The dramatic dimming of
Canada’s energy prospects has not been lost on Chinese
companies that have poured tens of billions into the oil sands and Canadian natural gas fields.
Of the $36.7-billion in Chinese investments in Canada tracked by the Heritage Foundation since 2005, roughly three-quarters has gone into the energy sector.
But companies like China Petroleum & Chemical Corp. (Sinopec) and CNOOC Ltd. are now expressing worries about Canada’s attractiveness for energy deals, Ambassador to China Guy Saint-Jacques said on Monday.
“They say things like, ‘We are concerned about the price differential, and we want to get the best return,’” he said following a speech at the University of Alberta.
That focus has led to concern “about the limited capacity to take crude to the U.S. And so, therefore, I think the decision on the Keystone XL pipeline will be followed very closely.”
The “differential” refers to the gap in pricing between Canadian heavy oil and the benchmark West Texas intermediate price.

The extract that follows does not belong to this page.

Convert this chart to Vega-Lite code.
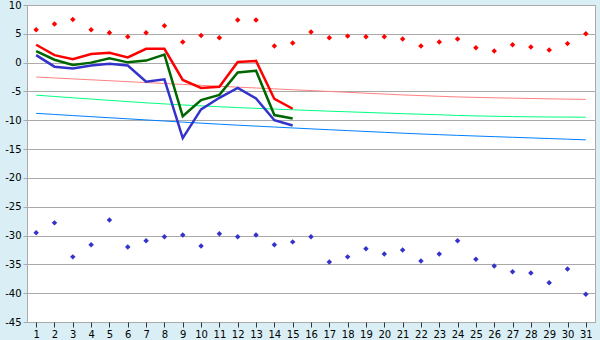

Historically, it has averaged roughly $18 a barrel. In December, it exploded to more than $40, stripping billions of dollars in revenue from the Canadian energy sector. The gap has since closed substantially, with Canadian heavy oil futures trading at a $26.17 discount.

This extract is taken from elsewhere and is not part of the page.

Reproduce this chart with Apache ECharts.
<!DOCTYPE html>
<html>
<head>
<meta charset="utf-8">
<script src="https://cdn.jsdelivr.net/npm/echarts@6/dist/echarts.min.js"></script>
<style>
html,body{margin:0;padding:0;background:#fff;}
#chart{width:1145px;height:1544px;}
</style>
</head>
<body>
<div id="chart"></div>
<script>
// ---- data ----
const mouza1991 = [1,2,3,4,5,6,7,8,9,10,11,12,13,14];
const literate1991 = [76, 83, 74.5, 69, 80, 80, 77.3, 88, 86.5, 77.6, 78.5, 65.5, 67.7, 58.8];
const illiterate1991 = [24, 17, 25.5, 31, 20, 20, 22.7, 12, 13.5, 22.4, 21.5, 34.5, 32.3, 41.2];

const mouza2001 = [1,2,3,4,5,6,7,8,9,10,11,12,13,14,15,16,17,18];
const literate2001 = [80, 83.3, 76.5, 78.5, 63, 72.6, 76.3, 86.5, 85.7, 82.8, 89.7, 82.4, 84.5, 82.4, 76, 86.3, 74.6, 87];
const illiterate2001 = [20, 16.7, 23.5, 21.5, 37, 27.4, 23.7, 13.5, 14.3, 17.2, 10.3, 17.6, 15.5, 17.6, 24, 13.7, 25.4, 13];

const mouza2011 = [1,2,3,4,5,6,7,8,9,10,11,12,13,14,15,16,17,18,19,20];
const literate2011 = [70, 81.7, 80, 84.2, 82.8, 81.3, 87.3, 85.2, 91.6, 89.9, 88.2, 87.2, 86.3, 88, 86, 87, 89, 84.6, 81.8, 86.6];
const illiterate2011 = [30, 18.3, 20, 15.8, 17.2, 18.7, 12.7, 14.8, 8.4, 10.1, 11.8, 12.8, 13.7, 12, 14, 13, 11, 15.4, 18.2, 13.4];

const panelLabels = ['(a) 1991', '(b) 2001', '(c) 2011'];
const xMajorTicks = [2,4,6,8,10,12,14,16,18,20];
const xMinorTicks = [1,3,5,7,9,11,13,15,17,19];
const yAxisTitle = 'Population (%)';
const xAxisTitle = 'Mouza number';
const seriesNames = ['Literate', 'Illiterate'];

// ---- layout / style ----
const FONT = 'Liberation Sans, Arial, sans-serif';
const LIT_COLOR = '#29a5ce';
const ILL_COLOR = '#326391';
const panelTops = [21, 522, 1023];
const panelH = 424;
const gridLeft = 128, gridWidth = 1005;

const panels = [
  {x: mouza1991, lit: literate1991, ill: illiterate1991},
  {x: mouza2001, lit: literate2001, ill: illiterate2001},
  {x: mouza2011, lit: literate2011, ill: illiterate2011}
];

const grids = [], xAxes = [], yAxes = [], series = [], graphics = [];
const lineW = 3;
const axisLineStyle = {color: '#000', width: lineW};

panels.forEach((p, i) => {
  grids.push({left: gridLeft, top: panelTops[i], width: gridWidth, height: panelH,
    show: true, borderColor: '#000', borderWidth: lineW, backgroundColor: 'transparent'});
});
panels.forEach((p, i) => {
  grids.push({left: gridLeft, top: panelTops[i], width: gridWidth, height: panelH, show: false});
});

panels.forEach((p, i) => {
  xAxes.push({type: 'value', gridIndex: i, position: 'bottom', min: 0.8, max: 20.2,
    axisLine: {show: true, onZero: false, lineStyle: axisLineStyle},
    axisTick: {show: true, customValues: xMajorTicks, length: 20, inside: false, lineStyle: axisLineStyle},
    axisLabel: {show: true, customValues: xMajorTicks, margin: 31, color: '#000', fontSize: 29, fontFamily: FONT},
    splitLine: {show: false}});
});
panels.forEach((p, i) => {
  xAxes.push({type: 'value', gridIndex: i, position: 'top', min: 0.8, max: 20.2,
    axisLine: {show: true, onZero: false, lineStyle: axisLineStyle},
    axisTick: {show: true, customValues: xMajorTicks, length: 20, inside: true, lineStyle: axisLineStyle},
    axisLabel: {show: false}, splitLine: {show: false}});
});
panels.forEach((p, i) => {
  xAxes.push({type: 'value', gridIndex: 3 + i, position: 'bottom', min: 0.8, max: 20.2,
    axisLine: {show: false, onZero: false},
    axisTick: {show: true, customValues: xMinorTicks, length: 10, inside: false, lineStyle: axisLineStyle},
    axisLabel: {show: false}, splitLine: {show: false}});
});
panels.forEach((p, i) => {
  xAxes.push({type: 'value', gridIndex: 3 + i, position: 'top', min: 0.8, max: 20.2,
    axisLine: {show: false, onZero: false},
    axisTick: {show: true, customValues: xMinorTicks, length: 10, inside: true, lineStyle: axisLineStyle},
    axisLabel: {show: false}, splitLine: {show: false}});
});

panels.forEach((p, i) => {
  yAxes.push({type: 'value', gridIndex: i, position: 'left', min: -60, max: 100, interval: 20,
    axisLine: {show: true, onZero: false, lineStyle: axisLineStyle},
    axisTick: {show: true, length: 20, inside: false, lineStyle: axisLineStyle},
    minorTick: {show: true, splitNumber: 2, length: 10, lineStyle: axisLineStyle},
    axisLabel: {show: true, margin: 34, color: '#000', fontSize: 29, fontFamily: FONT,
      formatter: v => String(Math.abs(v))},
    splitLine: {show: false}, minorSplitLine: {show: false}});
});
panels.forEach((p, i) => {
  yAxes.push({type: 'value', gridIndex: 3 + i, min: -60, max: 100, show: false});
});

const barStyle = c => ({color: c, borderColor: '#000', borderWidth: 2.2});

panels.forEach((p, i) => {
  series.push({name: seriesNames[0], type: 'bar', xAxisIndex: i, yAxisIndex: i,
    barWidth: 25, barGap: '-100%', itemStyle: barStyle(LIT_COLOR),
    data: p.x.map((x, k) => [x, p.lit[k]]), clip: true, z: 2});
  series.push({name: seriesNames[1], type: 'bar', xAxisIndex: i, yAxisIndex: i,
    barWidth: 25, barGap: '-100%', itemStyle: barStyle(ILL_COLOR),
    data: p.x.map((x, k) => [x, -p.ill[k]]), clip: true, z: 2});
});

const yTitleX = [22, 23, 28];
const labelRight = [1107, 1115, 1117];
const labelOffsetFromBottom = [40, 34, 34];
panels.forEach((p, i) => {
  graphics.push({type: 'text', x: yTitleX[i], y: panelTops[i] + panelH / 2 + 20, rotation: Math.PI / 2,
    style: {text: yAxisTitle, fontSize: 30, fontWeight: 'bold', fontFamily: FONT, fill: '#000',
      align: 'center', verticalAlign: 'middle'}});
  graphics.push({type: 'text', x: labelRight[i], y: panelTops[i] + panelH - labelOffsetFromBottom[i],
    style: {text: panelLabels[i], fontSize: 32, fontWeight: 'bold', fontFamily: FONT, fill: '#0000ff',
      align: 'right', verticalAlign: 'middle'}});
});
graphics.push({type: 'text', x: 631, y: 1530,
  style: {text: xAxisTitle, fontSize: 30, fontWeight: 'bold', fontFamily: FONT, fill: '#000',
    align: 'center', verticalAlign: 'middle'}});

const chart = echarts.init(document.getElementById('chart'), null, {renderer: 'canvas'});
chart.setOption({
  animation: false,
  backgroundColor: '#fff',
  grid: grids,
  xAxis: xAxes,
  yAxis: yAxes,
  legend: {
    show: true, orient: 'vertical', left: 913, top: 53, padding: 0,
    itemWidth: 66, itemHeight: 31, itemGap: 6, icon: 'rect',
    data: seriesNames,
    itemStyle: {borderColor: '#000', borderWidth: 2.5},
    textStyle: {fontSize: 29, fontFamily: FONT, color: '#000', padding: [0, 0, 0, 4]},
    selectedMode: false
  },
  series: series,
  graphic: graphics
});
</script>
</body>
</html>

But that’s still higher than normal, and the lengthy approval timelines for new pipelines – as well as the impending flow of more oil from projects like Imperial Oil Ltd.’s Kearl oil sands mine – have made a wider gap seem likely for some time to come.
That is now diminishing the value of the Canadian oil sector in the eyes of the world, said Gordon Houlden, director of the China Institute at the University of Alberta.

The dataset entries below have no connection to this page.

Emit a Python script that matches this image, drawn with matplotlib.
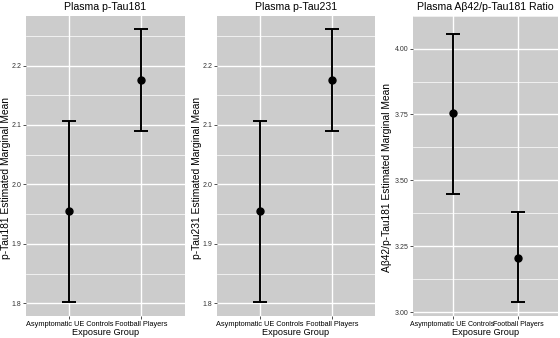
import numpy as np
import matplotlib
matplotlib.use("Agg")
import matplotlib.pyplot as plt

plt.rcParams['font.family'] = ['Liberation Sans', 'DejaVu Sans']

# categories
groups = ['Asymptomatic UE Controls', 'Football Players']

# estimated marginal means with lower / upper CI, one list per panel
titles = ['Plasma p-Tau181', 'Plasma p-Tau231', 'Plasma A\u03b242/p-Tau181 Ratio']
ylabels = ['p-Tau181 Estimated Marginal Mean',
           'p-Tau231 Estimated Marginal Mean',
           'A\u03b242/p-Tau181 Estimated Marginal Mean']

tau181_mean = [1.955, 2.175]
tau181_low = [1.802, 2.090]
tau181_high = [2.107, 2.261]

tau231_mean = [1.955, 2.175]
tau231_low = [1.802, 2.090]
tau231_high = [2.107, 2.261]

ratio_mean = [3.754, 3.207]
ratio_low = [3.450, 3.037]
ratio_high = [4.055, 3.380]

yticks = [[1.8, 1.9, 2.0, 2.1, 2.2],
          [1.8, 1.9, 2.0, 2.1, 2.2],
          [3.00, 3.25, 3.50, 3.75, 4.00]]
ytick_labels = [['1.8', '1.9', '2.0', '2.1', '2.2'],
                ['1.8', '1.9', '2.0', '2.1', '2.2'],
                ['3.00', '3.25', '3.50', '3.75', '4.00']]

means = [tau181_mean, tau231_mean, ratio_mean]
lows = [tau181_low, tau231_low, ratio_low]
highs = [tau181_high, tau231_high, ratio_high]

# axes boxes in pixels (left, right), figure is 560 x 338
W, H = 560.0, 338.0
boxes = [(26, 184.7), (217.3, 374.7), (413.3, 557.7)]
top, bottom = 15.7, 315.7
# right edge (descent side) of the rotated y labels, in pixels
ylab_x = [11.5, 201.5, 392.5]
ylab_y = 178.0
xtick_size = [5.3, 5.3, 5.0]

fig = plt.figure(figsize=(5.6, 3.38), dpi=100)

for i in range(3):
    l, r = boxes[i]
    ax = fig.add_axes([l / W, 1 - bottom / H, (r - l) / W, (bottom - top) / H])
    ax.set_facecolor('#cccccc')
    for s in ax.spines.values():
        s.set_visible(False)

    x = np.arange(1, 3)
    m = np.array(means[i])
    lo = np.array(lows[i])
    hi = np.array(highs[i])
    ax.errorbar(x, m, yerr=[m - lo, hi - m], fmt='o', color='black',
                ms=5, elinewidth=1.4, capsize=5.2, capthick=1.4, zorder=3)

    # ggplot-style expansion
    rng = hi.max() - lo.min()
    ax.set_ylim(lo.min() - 0.05 * rng, hi.max() + 0.05 * rng)
    ax.set_xlim(0.4, 2.6)

    yt = yticks[i]
    ax.set_yticks(yt)
    ax.set_yticklabels(ytick_labels[i])
    minor = [(a + b) / 2 for a, b in zip(yt[:-1], yt[1:])]
    minor = minor + [yt[-1] + (yt[1] - yt[0]) / 2]
    ax.set_yticks(minor, minor=True)
    ax.set_xticks(x)
    ax.set_xticklabels(groups)

    ax.grid(True, which='major', color='white', lw=1.0)
    ax.grid(True, which='minor', axis='y', color='white', lw=0.5)
    ax.set_axisbelow(True)

    ax.tick_params(axis='both', which='major', length=2.5, width=0.6,
                   color='#333333', labelsize=5, pad=1.0, labelcolor='#333333')
    ax.tick_params(axis='y', which='minor', length=0)
    ax.tick_params(axis='x', labelsize=xtick_size[i], labelcolor='black', pad=1.5)

    ax.set_title(titles[i], fontsize=7.6, pad=4)
    ax.set_xlabel('Exposure Group', fontsize=6.6, labelpad=0)
    ax.set_ylabel(ylabels[i], fontsize=7.4)
    ax.yaxis.set_label_coords(ylab_x[i] / W, 1 - ylab_y / H, transform=fig.transFigure)

fig.savefig('out.png', dpi=100)
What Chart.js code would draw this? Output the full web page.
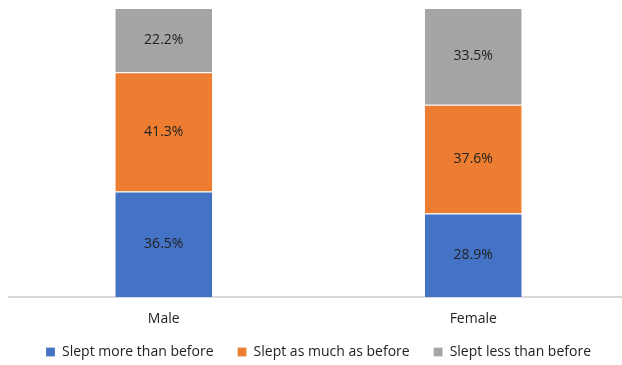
<!DOCTYPE html>
<html>
<head>
<meta charset="utf-8">
<script src="https://cdn.jsdelivr.net/npm/chart.js@4"></script>
<style>
  html, body { margin: 0; padding: 0; background: #fff; overflow: hidden; }
  #wrap { width: 628px; height: 365px; }
</style>
</head>
<body>
<div id="wrap"><canvas id="myChart"></canvas></div>
<script>
const labels = ["Male", "Female"];
const sleptMore = [36.5, 28.9];
const sleptSame = [41.3, 37.6];
const sleptLess = [22.2, 33.5];

const fontFamily = "'Open Sans', 'Liberation Sans', sans-serif";
const legendPad = 24;

// draws the value in the middle of each segment
const centerLabels = {
    id: "centerLabels",
    afterDatasetsDraw(chart) {
        const ctx = chart.ctx;
        ctx.save();
        ctx.font = "14px " + fontFamily;
        ctx.fillStyle = "#222";
        ctx.textAlign = "center";
        ctx.textBaseline = "middle";
        chart.data.datasets.forEach((ds, i) => {
            chart.getDatasetMeta(i).data.forEach((bar, j) => {
                const p = bar.getProps(["x", "y", "base"], true);
                ctx.fillText(ds.data[j].toFixed(1) + "%", p.x, (p.y + p.base) / 2);
            });
        });
        ctx.restore();
    },
};

// legend padding is wide between items, trim the extra below it
const tightLegend = {
    id: "tightLegend",
    beforeInit(chart) {
        const fit = chart.legend.fit;
        chart.legend.fit = function () {
            fit.call(this);
            this.height = legendPad + 20;
        };
    },
    afterLayout(chart) {
        // x labels hang into the legend box, don't clip them
        chart.scales.x.bottom = chart.height;
    },
};

const data = {
    labels: labels,
    datasets: [
        { label: "Slept more than before", data: sleptMore, backgroundColor: "#4472C4" },
        { label: "Slept as much as before", data: sleptSame, backgroundColor: "#ED7D31" },
        { label: "Slept less than before", data: sleptLess, backgroundColor: "#A5A5A5" },
    ],
};
data.datasets.forEach((d) => {
    d.borderColor = "#ffffff";
    d.borderWidth = { top: 1, bottom: 0, left: 0, right: 0 };
    d.borderSkipped = false;
    d.barPercentage = 1;
    d.categoryPercentage = 0.313;
});

const config = {
    type: "bar",
    data,
    options: {
        responsive: true,
        maintainAspectRatio: false,
        animation: false,
        layout: {
            padding: { top: 8, left: 9, right: 0, bottom: 0 },
        },
        plugins: {
            legend: {
                position: "bottom",
                labels: {
                    boxWidth: 9,
                    boxHeight: 9,
                    padding: legendPad,
                    color: "#222",
                    font: { family: fontFamily, size: 14 },
                },
            },
            tooltip: { enabled: false },
        },
        scales: {
            x: {
                stacked: true,
                grid: { display: false },
                border: { display: true, color: "#d9d9d9", width: 2 },
                ticks: {
                    color: "#222",
                    padding: 6,
                    font: { family: fontFamily, size: 14 },
                },
                afterFit: (scale) => {
                    scale.height = 24;
                },
            },
            y: {
                stacked: true,
                min: 0,
                max: 100,
                display: false,
            },
        },
    },
    plugins: [centerLabels, tightLegend],
};

const ctx = document.getElementById("myChart").getContext("2d");
const stackedBar = new Chart(ctx, config);
</script>
</body>
</html>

“If you’re putting billions or tens of billions – over $10-billion – into an investment, it helps to have a market for that oil,” he said.
Keystone XL is particularly important in solving that market issue, given that the 830,000-barrel-a-day pipeline could be the first large project to ease the current logjam.
“I’m not suggesting that no Keystone means no investment, because the Chinese in particular come with very long time horizons,” Mr. Houlden said. But if Keystone’s export capacity does not materialize, “that changes valuations, and that changes calculations.”
China is unlikely to lobby on Canada’s behalf for Keystone, given that it is more concerned with gaining approval for the $15.1-billion Nexen Inc. takeover, which continues to be mulled by U.S. authorities, Mr. Saint-Jacques said.
He added that new foreign takeover rules stipulated by Canada in its approval of the deal are unlikely to slow investment – although they could change the complexion of investment flows.
“They will want to take minority participation in projects, and I know that there’s still a lot of interest on that front.” I expect this will continue,” he said. “They may want also to get involved in greenfield” – or new-build – “projects, and we would welcome that.”
Chinese concern over Keystone XL stands in contrast to a surprisingly mute stance on projects like Enbridge Inc.’s Northern Gateway which, if it can be built, will carry oil to the Canadian west coast for export to Asia and California.
Chinese energy firms are also looking at ways to transport oil west.
“They are also in discussion, I know, with railway companies,” he said.
Nexen, which could soon be in Chinese hands, has studied the possibility of building an export terminal in British Columbia at the Port of Prince Rupert that would carry oil to the coast by rail.